IMF şimdi niye tasfiye yerine TMSF'ye devri savunuyor? IMF, 'Bir banka iflas mekanizmasına doğrudan sokulmazsa, TMSF'ye devir sürecine müdahale ederiz, o müdahaleyle de bu bankaların dış yükümlülüklerini, yani yabancı alacaklarını garanti kapsamına alırız' diye düşünüyor. İşleyişte şöyle bir tuhaflık var: Türkiye'deki gerek devlet gerekse özel kuruluşlar banka ya da banka dışı, uluslararası borçlanmayı, 'Türkiye riskli ülke' diye yüksek faizlerle yapıyorlar. Bir taraftan 'riskli ülke' diye risk faizi ödeyerek yüksek faizlerle borçlanıyorsun, öbür taraftan da bir banka zora düştüğü zaman kamu garanti şemsiyesi altına alıyorsun. Madem devlet garantisi getiriyorum, Amerika'nın borçlanma faizleri üzerinden öderim ben de. Risk faizini hak etmiyorum ben. Burada tam bir nalıncı keseri mantığı var. Bir taraftan TMSF sadece mevduat sigortasını garanti eden bir kuruluş olarak çalışıyor ve sadece oradan prim alıyor, öbür taraftan da mevduat dışı her şey, işlerine geldiği zaman kapsama alınıveriyor. Bu çifte standart bile Türkiye'nin çıkarlarının IMF güdümünde korunamayacağını gösteriyor.

BDDK'ya ilişkin düzenleme de yapılıyor... Türkiye'de, BDDK yönetimlerinin, bağımsız kuruluşlar olmasına rağmen nasıl sınırlandırılabildiğini gördük. BDDK yönetimi altı yıl için atanmış olduğu halde, ikinci yıllarında, kriz sürecinde bir yasa değişikliği ile görevlerinden alınıverdiler. Bunların nasıl eğreti statüler olarak görüldüğünü, nasıl bir iktidarın kendisiyle uyumlu olan, olmayan ayrımı yaparak değişikliğe gidebildiğini, ya da sürelerini azaltabildiğini görüyoruz. Bunları sistem içinde ya bağımsız kurul olarak tutacaksınız, ya da olmayacak. Tabi şunun da özellikle altını çizeyim, hükümetlerden bağımsız kurullar meselesinde dikkatli olmasını istiyoruz. Seçilmiş siyaset odağına karşı sorumluluk duymayıp, bir uluslararası finans kuruluşuna karşı kendini sorumlu hisseden kuruluşlar doğabilir. Siyasi iktidarı sorumluluktan kurtaracak bir bağımsız kurul mantığına da karşıyız. Ama eğer bu tür kurullar varsa ve eğer belirli ölçülerde siyasal iktidara karşı sorumlulukları da kullanıyorsa bunları korumak gerekir.

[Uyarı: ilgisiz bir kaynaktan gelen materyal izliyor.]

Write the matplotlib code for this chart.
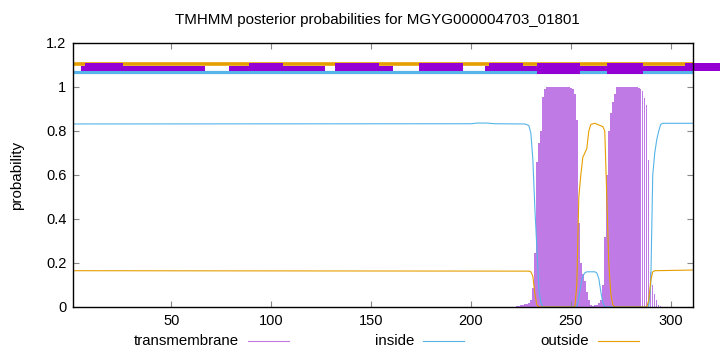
import matplotlib
matplotlib.use("Agg")
import matplotlib.pyplot as plt
from matplotlib.lines import Line2D
from matplotlib.patches import Rectangle
from matplotlib.ticker import FuncFormatter

plt.rcParams['font.family'] = ['Liberation Sans', 'DejaVu Sans']

title = "TMHMM posterior probabilities for MGYG000004703_01801"
seq_len = 311

# transmembrane posterior per residue (residues not listed are ~0)
tm_start = 223
tm_values = [0.005, 0.006, 0.008, 0.01, 0.012, 0.015, 0.02,          # 223-229
             0.03, 0.086, 0.245, 0.66, 0.745, 0.80, 0.955, 0.99,      # 230-237
             1.0, 1.0, 1.0, 1.0, 1.0, 1.0, 1.0, 1.0, 1.0, 1.0, 1.0,   # 238-248
             1.0, 0.995, 0.99, 0.97, 0.85, 0.38, 0.2, 0.15, 0.12,     # 249-257
             0.07, 0.03, 0.01, 0.005, 0.008, 0.01, 0.02,              # 258-264
             0.03, 0.1, 0.32, 0.6, 0.8, 0.88, 0.93, 0.97,             # 265-272
             1.0, 1.0, 1.0, 1.0, 1.0, 1.0, 1.0, 1.0, 1.0, 1.0, 1.0,   # 273-283
             0.995, 0.99, 0.98, 0.95, 0.92, 0.67, 0.16, 0.1,          # 284-291
             0.06, 0.03, 0.01, 0.005]                                 # 292-295

inside_x = [1, 200, 203, 208, 212, 227, 229, 230, 231, 232, 233, 234, 235, 236,
            253, 254, 255, 256, 257, 258, 262, 263, 264, 265, 266, 267,
            289, 290, 291, 292, 293, 294, 295, 296, 311]
inside_y = [0.832, 0.833, 0.836, 0.836, 0.833, 0.832, 0.825, 0.79, 0.67, 0.45, 0.27, 0.08, 0.02, 0.0,
            0.0, 0.04, 0.10, 0.14, 0.155, 0.16, 0.16, 0.155, 0.13, 0.07, 0.02, 0.0,
            0.0, 0.1, 0.6, 0.7, 0.76, 0.8, 0.83, 0.835, 0.835]

outside_x = [1, 229, 230, 231, 232, 233, 234, 252, 253, 254, 255, 256, 257, 258, 259,
             260, 262, 266, 267, 268, 269, 270, 271, 272, 288, 289, 290, 291, 292, 311]
outside_y = [0.165, 0.163, 0.16, 0.14, 0.06, 0.01, 0.0, 0.0, 0.1, 0.5, 0.6, 0.68, 0.7, 0.72, 0.8,
             0.83, 0.835, 0.82, 0.8, 0.5, 0.2, 0.06, 0.01, 0.0, 0.0, 0.03, 0.12, 0.16, 0.165, 0.168]

# top prediction bar segments (start, end, kind)
seg_start = [5, 7, 79, 89, 132, 132, 174, 207, 209, 233, 254.5, 268, 286, 307]
seg_end = [67, 26, 127, 106, 161, 154, 196, 233, 226, 254.5, 268, 286, 307, 324.5]
seg_kind = ['lower', 'upper', 'lower', 'upper', 'lower', 'upper', 'upper', 'lower',
            'upper', 'tall', 'lower', 'tall', 'lower', 'upper']

PURPLE = '#9400D3'
BLUE = '#56B4E9'
ORANGE = '#E69F00'
TMCOL = '#c07ae6'

fig = plt.figure(figsize=(7.2, 3.52), dpi=100)
ax = fig.add_axes([73.3 / 720, 1 - 307 / 352, (692.7 - 73.3) / 720, (307 - 43) / 352])

tm_x = list(range(tm_start, tm_start + len(tm_values)))
ax.bar(tm_x, tm_values, width=0.75, color=TMCOL, linewidth=0, zorder=1)
ax.plot(inside_x, inside_y, color=BLUE, linewidth=0.8, zorder=1.5)
ax.plot(outside_x, outside_y, color=ORANGE, linewidth=0.8, zorder=1.5)

# top bars
ax.plot([1, seq_len], [1.105, 1.105], color=ORANGE, linewidth=2.6, solid_capstyle='butt',
        clip_on=False, zorder=1.8)
ax.plot([1, seq_len], [1.068, 1.068], color=BLUE, linewidth=2.3, solid_capstyle='butt',
        clip_on=False, zorder=1.8)
kinds = {'lower': (1.074, 1.097), 'upper': (1.074, 1.108), 'tall': (1.061, 1.110)}
for s, e, k in zip(seg_start, seg_end, seg_kind):
    y0, y1 = kinds[k]
    ax.add_patch(Rectangle((s, y0), e - s, y1 - y0, facecolor=PURPLE, edgecolor='none',
                           clip_on=False, zorder=2))

ax.set_xlim(1, seq_len)
ax.set_ylim(0, 1.2)
ax.set_xticks([50, 100, 150, 200, 250, 300])
ax.set_yticks([0, 0.2, 0.4, 0.6, 0.8, 1.0, 1.2])
ax.yaxis.set_major_formatter(FuncFormatter(lambda v, p: ('%g' % round(v, 2))))
ax.tick_params(direction='in', top=True, right=True, length=4, width=0.8,
               color='#888888', labelsize=10.5, pad=5)
for sp in ax.spines.values():
    sp.set_linewidth(1.0)
    sp.set_color('black')

fig.text(17 / 720, 1 - 175 / 352, 'probability', rotation=90, ha='center', va='center',
         fontsize=11)
fig.text(377.5 / 720, 1 - 20 / 352, title, ha='center', va='center', fontsize=10.9)

# legend
leg_y = 1 - 341 / 352
entries = [('transmembrane', TMCOL, 238.5, 248, 288.5),
           ('inside', BLUE, 414.6, 423, 463.5),
           ('outside', ORANGE, 589, 598, 638.5)]
for label, col, tx, l0, l1 in entries:
    fig.text(tx / 720, leg_y, label, ha='right', va='center', fontsize=10.8)
    fig.add_artist(Line2D([l0 / 720, l1 / 720], [leg_y, leg_y], color=col, linewidth=0.8))

fig.savefig('out.png', dpi=100)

ADINI BİLE ÜÇ KEZ DEĞİŞTİRDİLER Gazetemizin sorularını yanıtlayan CHP İstanbul Milletvekili Bihlun Tamaylıgil, tasarının adının bile üç kez değiştiğini, önce "Kredi Veren Kuruluşlarla İlgili Kanun", ardından "Finansal Hizmetler Kanunu" olduğunu, Meclis'e ise "Bankacılık Kanunu Tasarısı" olarak sevk edildiğini anlattı. Bankacılık sisteminin sürekli değişmesini eleştiren ve "Krizler kanunu değiştirdi. 1987, 1990, 1994, 1997, 2000, 2001 krizleri ile sürekli değişen bir yapılanma geldi. Yeni şartlara göre düzenlemeler yapıldı. Ön tedbirlerin alındığı değil, sonradan ortaya çıkan durumlara göre kanun yapma gibi bir bankacılık sistemi oluşturuldu" diyen Tamaylıgil, en ağır faturaların ödendiği dönemin hazırlayıcısının hep finansal başlıkla kendini ortaya konduğunu söyledi. "IMF bu kanunun çıkmasını acilen istedi"nin sorgulanması gerektiğini belirten Tamaylıgil, Özel finans kurumları ile ilgili Başbakan Yardımcısı Abdüllatif Şener'in "bunların pastadan aldığı pay düşük, bu payın artırılması gerekir" sözlerine atıfta bulunarak, "Bir kere pasta büyüyor mu. Finansal sistemde pasta büyümüyor" dedi. Bankaların fon çekme açısından belli rekabet unsurları olduğunu, fon çektikleri zaman üstlenmek zorunda kaldıkları belli yükümlülükler bulunduğunu ifade eden Tamaylıgil, "Özel finans kurumlarına tanınmış, bankacılıkla eşdeğer hale gelen haklar var. Ama yükümlülüklerin aynı şekilde cereyan edip etmediği önemli" dedi. Bankaların TMSF'ye ayırmak zorunda oldukları sigorta primlerini özel finans kurumlarının ödemediğine de işaret eden Tamaylıgil, "Bir firma eğer bankadan kredi alırsa vergi matrahında bir değişiklik olmuyor, ama özel finans kurumundan talep edeceği bir kaynağı kullandığı zaman vergi matrahı düzeltmeye tabi olduğu için aşağıya düşüyor, bu çok net" diye konuştu.